We started the year with an expansion of fractional cabinet services by adding Quarter Cabinet (9U) Secure Colocation. The first quarter cabinet rack sold out in 30-days. Given the immediate interest, we will focus heavily on the quarter cabinet products, especially since VMware environments are getting smaller and smaller. We have full rack customers that can now migrate into a quarter rack running just a few servers.

VPS was also a new service addition for 2009. Our high-end guaranteed non-oversubscribed VPS platforms are doing very well, and they are a nice compliment to our existing web and email hosting segment.

We also saw increasing growth in out T1 and T3 DIA business. The biggest road block has been getting the word out to businesses in Philadelphia that Quonix Networks has the most competitively priced DIA circuits, not to mention the best IP network.

The icing on the cake for 2009 was finalizing plans on our new Harrisburg, PA datacenter. This facility is scheduled to open by the end of 1st quarter 2010. The Central PA location is ideal for Philadelphia based customers looking for a secondary DR location that is 100 miles away, but still convenient enough for daily commute.

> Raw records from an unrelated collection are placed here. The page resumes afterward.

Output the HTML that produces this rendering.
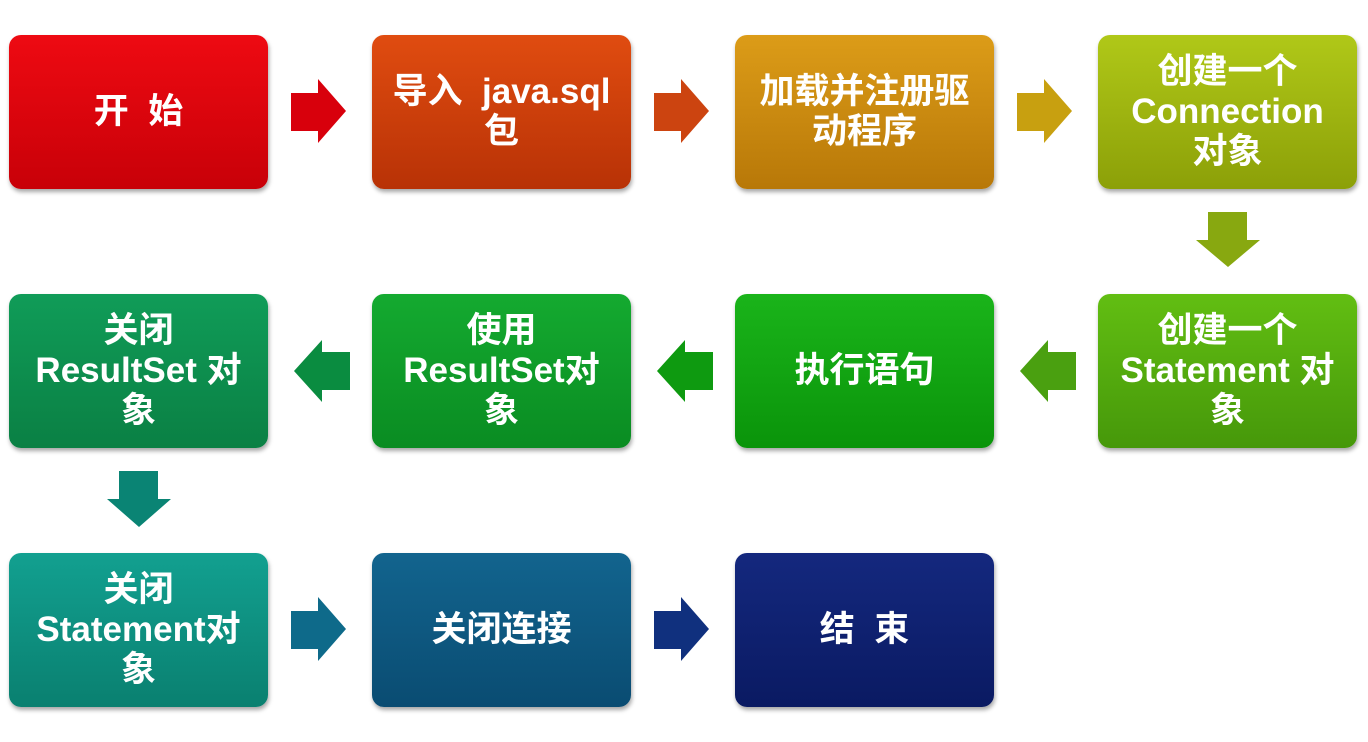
<!DOCTYPE html>
<html><head><meta charset="utf-8"><style>
body{margin:0;width:1368px;height:742px;background:#fff;position:relative;overflow:hidden;font-family:"Liberation Sans","Noto Sans CJK SC",sans-serif}
.b{position:absolute;width:259px;height:154px;border-radius:12px;display:flex;align-items:center;justify-content:center;text-align:center;color:#fff;font-weight:bold;font-size:35px;line-height:40px;box-shadow:1px 3px 4px rgba(0,0,0,.35);box-sizing:border-box;white-space:nowrap}
svg{position:absolute;left:0;top:0}
</style></head><body>
<div class="b" style="left:9px;top:35px;background:linear-gradient(#ee0a12,#c80008)">开&nbsp; 始</div>
<div class="b" style="left:372px;top:35px;background:linear-gradient(#e04c10,#b83206)">导入&nbsp; java.sql<br>包</div>
<div class="b" style="left:735px;top:35px;background:linear-gradient(#dc9c18,#b87808)">加载并注册驱<br>动程序</div>
<div class="b" style="left:1098px;top:35px;background:linear-gradient(#b0c818,#8ca008)">创建一个<br>Connection<br>对象</div>

<div class="b" style="left:1098px;top:294px;background:linear-gradient(#62be12,#46980a)">创建一个<br>Statement 对<br>象</div>
<div class="b" style="left:735px;top:294px;background:linear-gradient(#1ab41a,#0a940a)">执行语句</div>
<div class="b" style="left:372px;top:294px;background:linear-gradient(#14aa30,#0a8c22)">使用<br>ResultSet对<br>象</div>
<div class="b" style="left:9px;top:294px;background:linear-gradient(#109c58,#0a8044)">关闭<br>ResultSet 对<br>象</div>

<div class="b" style="left:9px;top:553px;background:linear-gradient(#12a090,#0a8070)">关闭<br>Statement对<br>象</div>
<div class="b" style="left:372px;top:553px;background:linear-gradient(#12648e,#0a4c72)">关闭连接</div>
<div class="b" style="left:735px;top:553px;background:linear-gradient(#14287e,#0a1a62)">结&nbsp; 束</div>

<svg width="1368" height="742">
<g stroke="none">
<polygon points="291,93 318,93 318,79 346,111 318,143 318,131 291,131" fill="#d8000c"/>
<polygon points="654,93 681,93 681,79 709,111 681,143 681,131 654,131" fill="#cc4410"/>
<polygon points="1017,93 1044,93 1044,79 1072,111 1044,143 1044,131 1017,131" fill="#c8a010"/>
<polygon points="1208,212 1247,212 1247,240 1260,240 1228,267 1196,240 1208,240" fill="#88a810"/>
<polygon points="1076,352 1048,352 1048,340 1020,371 1048,402 1048,390 1076,390" fill="#4aa010"/>
<polygon points="713,352 685,352 685,340 657,371 685,402 685,390 713,390" fill="#0e9a10"/>
<polygon points="350,352 322,352 322,340 294,371 322,402 322,390 350,390" fill="#0a8c40"/>
<polygon points="119,471 158,471 158,499 171,499 139,527 107,499 119,499" fill="#0a8474"/>
<polygon points="291,611 318,611 318,597 346,629 318,661 318,649 291,649" fill="#0e6a8a"/>
<polygon points="654,611 681,611 681,597 709,629 681,661 681,649 654,649" fill="#10307e"/>
</g>
</svg>
</body></html>
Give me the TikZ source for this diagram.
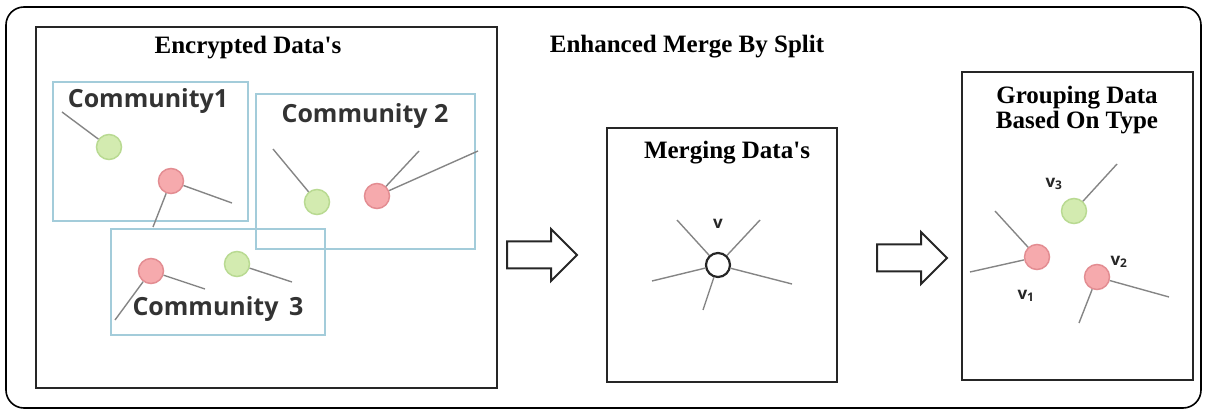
\documentclass[tikz,border=0pt]{standalone}
\usepackage{fontspec}
\setmainfont{Liberation Serif}
\newfontfamily\commfont{Open Sans}
\usetikzlibrary{positioning,shapes.arrows}

\definecolor{commblue}{HTML}{A3CCDA}
\definecolor{leafgreen}{HTML}{D3EBB0}
\definecolor{leafgreenedge}{HTML}{B9DA92}
\definecolor{leafred}{HTML}{F6AAAD}
\definecolor{leafrededge}{HTML}{E38D92}
\definecolor{spoke}{HTML}{858585}

\tikzset{
  frame/.style={draw=black!85, line width=1.4pt},
  commbox/.style={draw=commblue, line width=1.5pt},
  title/.style={font=\bfseries\fontsize{25}{25}\selectfont, align=center},
  commlabel/.style={font=\commfont\bfseries\fontsize{25}{28}\selectfont, text=black!80},
  vlabel/.style={font=\commfont\bfseries\fontsize{17}{20}\selectfont, text=black!85},
  greenpt/.style={circle, minimum size=25pt, inner sep=0pt, fill=leafgreen, draw=leafgreenedge, line width=1.5pt},
  redpt/.style={circle, minimum size=25pt, inner sep=0pt, fill=leafred, draw=leafrededge, line width=1.5pt},
  mergept/.style={circle, minimum size=24pt, inner sep=0pt, fill=white, draw=black!85, line width=2.2pt},
  link/.style={draw=spoke, line width=1.4pt},
  blockarrow/.style={single arrow, draw=black!85, line width=2pt, minimum height=70pt,
    inner xsep=0pt, inner ysep=12.5pt, single arrow head extend=12.5pt, anchor=tail}
}

\begin{document}
\begin{tikzpicture}[x=1pt, y=-1pt]
  \useasboundingbox (0,0) rectangle (1206,411);

  % outer rounded frame
  \draw[line width=1.6pt, rounded corners=18pt] (6,7) rectangle (1201,408);

  % left panel: encrypted data in communities
  \draw[frame] (36,27) rectangle (497,388);
  \node[title] (enc) at (248,48) {Encrypted Data\textquotesingle s};
  \node[title] (ems) at (687,47) {Enhanced Merge By Split};

  \draw[commbox] (53,82) rectangle (248,221);
  \draw[commbox] (256,94) rectangle (475,249);
  \draw[commbox] (111,229) rectangle (325,335);
  \node[commlabel] (c1) at (148,101) {Community1};
  \node[commlabel] (c2) at (365,116) {Community 2};
  \node[commlabel] (c3) at (218,309) {Community \,3};

  \node[greenpt] (g1) at (109,147) {};
  \node[redpt]   (r1) at (171,181) {};
  \node[greenpt] (g2) at (317,202) {};
  \node[redpt]   (r2) at (377,196) {};
  \node[redpt]   (r3) at (151,271) {};
  \node[greenpt] (g3) at (237,264) {};

  \coordinate (a1) at (62,112);
  \coordinate (a2) at (232,203);
  \coordinate (a3) at (153,227);
  \coordinate (b1) at (273,149);
  \coordinate (b2) at (419,151);
  \coordinate (b3) at (478,151);
  \coordinate (d1) at (205,289);
  \coordinate (d2) at (115,320);
  \coordinate (d3) at (292,282);

  \draw[link] (g1) -- (a1);
  \draw[link] (r1) -- (a2) (r1) -- (a3);
  \draw[link] (g2) -- (b1);
  \draw[link] (r2) -- (b2) (r2) -- (b3);
  \draw[link] (r3) -- (d1) (r3) -- (d2);
  \draw[link] (g3) -- (d3);

  \node[blockarrow] (arr1) at (506,255) {};

  % middle panel: merged vertex
  \draw[frame] (607,128) rectangle (837,382);
  \node[title] (merge) at (727,153) {Merging Data\textquotesingle s};

  \node[mergept] (v) at (718,265) {};
  \coordinate (m1) at (677,220);
  \coordinate (m2) at (760,220);
  \coordinate (m3) at (652,281);
  \coordinate (m4) at (792,284);
  \coordinate (m5) at (703,310);
  \foreach \e in {m1,m2,m3,m4,m5}
    \draw[link] (v) -- (\e);
  \node[vlabel] (vl) at (718,224) {v};

  \node[blockarrow] (arr2) at (876,258) {};

  % right panel: grouped by type
  \draw[frame] (962,72) rectangle (1193,380);
  \node[title] (group) at (1077,110) {Grouping Data\\Based On Type};

  \node[redpt]   (v1) at (1037,257) {};
  \node[redpt]   (v2) at (1097,277) {};
  \node[greenpt] (v3) at (1074,211) {};

  \coordinate (p1) at (995,211);
  \coordinate (p2) at (970,272);
  \coordinate (q1) at (1169,297);
  \coordinate (q2) at (1079,323);
  \coordinate (s1) at (1117,164);

  \draw[link] (v1) -- (p1) (v1) -- (p2);
  \draw[link] (v2) -- (q1) (v2) -- (q2);
  \draw[link] (v3) -- (s1);

  \node[vlabel] (v1l) at (1026,296) {v\textsubscript{1}};
  \node[vlabel] (v2l) at (1119,262) {v\textsubscript{2}};
  \node[vlabel] (v3l) at (1054,184) {v\textsubscript{3}};
\end{tikzpicture}
\end{document}
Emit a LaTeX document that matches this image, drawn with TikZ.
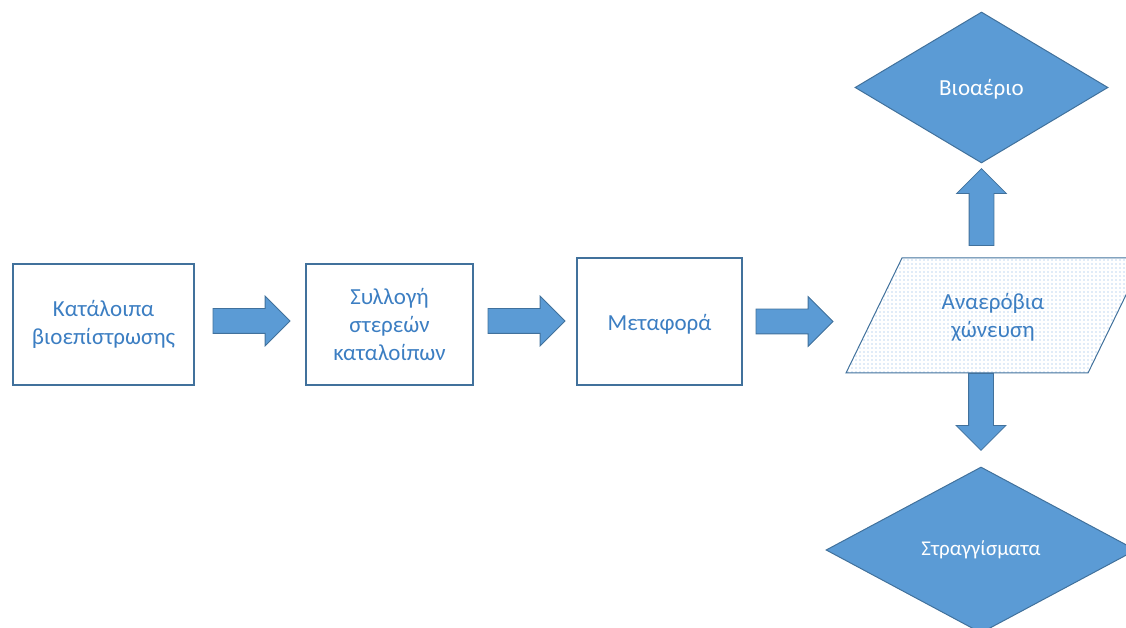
\documentclass[tikz,border=0pt]{standalone}
\usepackage{fontspec}
\setmainfont{Carlito}
\usepackage{tikz}
\usetikzlibrary{shapes.geometric, shapes.arrows, patterns.meta, calc}
\definecolor{boxline}{HTML}{41719C}
\definecolor{boxtext}{HTML}{3C7EC2}
\definecolor{shapefill}{HTML}{5B9BD5}
\definecolor{dotblue}{HTML}{7FAEDF}

\tikzdeclarepattern{
  name=bluedots,
  type=uncolored,
  bounding box={(-1pt,-1pt) and (1pt,1pt)},
  tile size={(4pt,4pt)},
  code={\fill (0pt,0pt) circle (0.7pt);}
}

\begin{document}
\begin{tikzpicture}[x=1pt, y=1pt,
    stage/.style={draw=boxline, line width=1.2pt, text=boxtext, align=center,
        font=\fontsize{23}{28}\selectfont, inner sep=0pt},
    product/.style={diamond, draw=boxline, line width=1pt, fill=shapefill,
        text=white, inner sep=0pt},
    blockarrow/.style={single arrow, draw=boxline, line width=0.8pt, fill=shapefill,
        minimum height=77pt, inner xsep=0pt, inner ysep=12pt,
        single arrow head extend=12.5pt, single arrow tip angle=90, anchor=tail}]
    % Page frame, the lower diamond runs off the edge
    \useasboundingbox (0,0) rectangle (1126,628);
    \clip (0,0) rectangle (1126,628);

    % 1. Process steps
    \node[stage, minimum width=181pt, minimum height=121pt] (resid) at (103.5,303.5)
        {Κατάλοιπα\\βιοεπίστρωσης};
    \node[stage, minimum width=167pt, minimum height=121pt] (collect) at (389.5,303.5)
        {Συλλογή\\στερεών\\καταλοίπων};
    \node[stage, minimum width=165pt, minimum height=127pt] (transp) at (659.5,306.5)
        {\raisebox{-3pt}[\height][\depth]{Μεταφορά}};

    % Digestion step, dotted parallelogram
    \coordinate (digest) at (995,312.5);
    \coordinate (digestbl) at ($(digest)+(-149,-57.5)$);
    \coordinate (digesttop) at ($(digest)+(0,57.5)$);
    \draw[draw=boxline, line width=1pt, pattern=bluedots, pattern color=dotblue]
        (digestbl) -- ++(242,0) -- ++(56,115) -- ++(-242,0) -- cycle;
    \node[text=boxtext, align=center, font=\fontsize{23}{28}\selectfont]
        (digestlabel) at ($(digest)+(-2,-2)$) {Αναερόβια\\χώνευση};

    % 2. Products
    \node[product, minimum width=253pt, minimum height=151pt,
        font=\fontsize{23}{28}\selectfont] (biogas) at (981.5,540.5)
        {\raisebox{-2pt}[\height][\depth]{Βιοαέριο}};
    \node[product, minimum width=310pt, minimum height=166pt,
        font=\fontsize{21}{26}\selectfont] (drain) at (981,78) {Στραγγίσματα};

    % 3. Block arrows between the steps (placed by their tails)
    \node[blockarrow] (arrA) at ($(resid.east)+(18,3.5)$) {};
    \node[blockarrow] (arrB) at ($(collect.east)+(14,3.5)$) {};
    \node[blockarrow] (arrC) at ($(transp.east)+(13,0)$) {};
    \node[blockarrow, rotate=90] (arrUp) at ($(biogas.south |- digesttop)+(0,12)$) {};
    \node[blockarrow, rotate=-90] (arrDown) at (drain.north |- digestbl) {};

\end{tikzpicture}
\end{document}
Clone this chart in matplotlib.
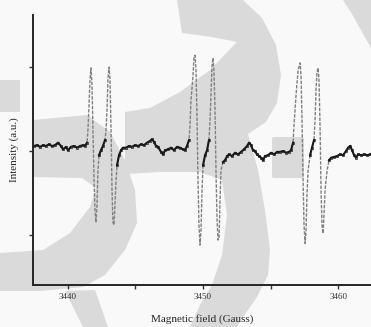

2009 was a great year, but we expect 2010 to be even better. Some of our plans for 2010 include lit fiber optic services in Metro Philadelphia and Point-to-Point Metro Wifi.

Why did my colocation provider go out of business?

November 21st, 2009

This is actually an interesting question that someone asked me the other day. Colocation services, just like any telecom service, are residual in nature. This means the provider has a pretty steady stream of revenue coming in, baring any major disaster.

So how does your run of the mill colocation provider go under? Simple. Lines of credit. Lines of credit can single handedly destroy a business. Why? Because people use them like loans. A loan has a fixed term. A line of credit does not. In fact, a line of credit can be called at anytime and once called you usually have 90 days to make full payment or the bank will seize assets.

During the boom years of our wonderful financial system, business were getting insanely high lines of credit. For example, $200,000 with an interest only payment of 3 percent or even less. Some colocation providers used these lines of credit to expand. Expansion costs included staff, new equipment, advertising, and other things. When the financial crisis hit, many of these lines of credit were called, instantly putting those companies into the red – forcing bankrupcy and liquidation of assets.

There is not a decline in people who require datacenter services in our current recession. The providers that have gone under mostly did so because of poor financial management.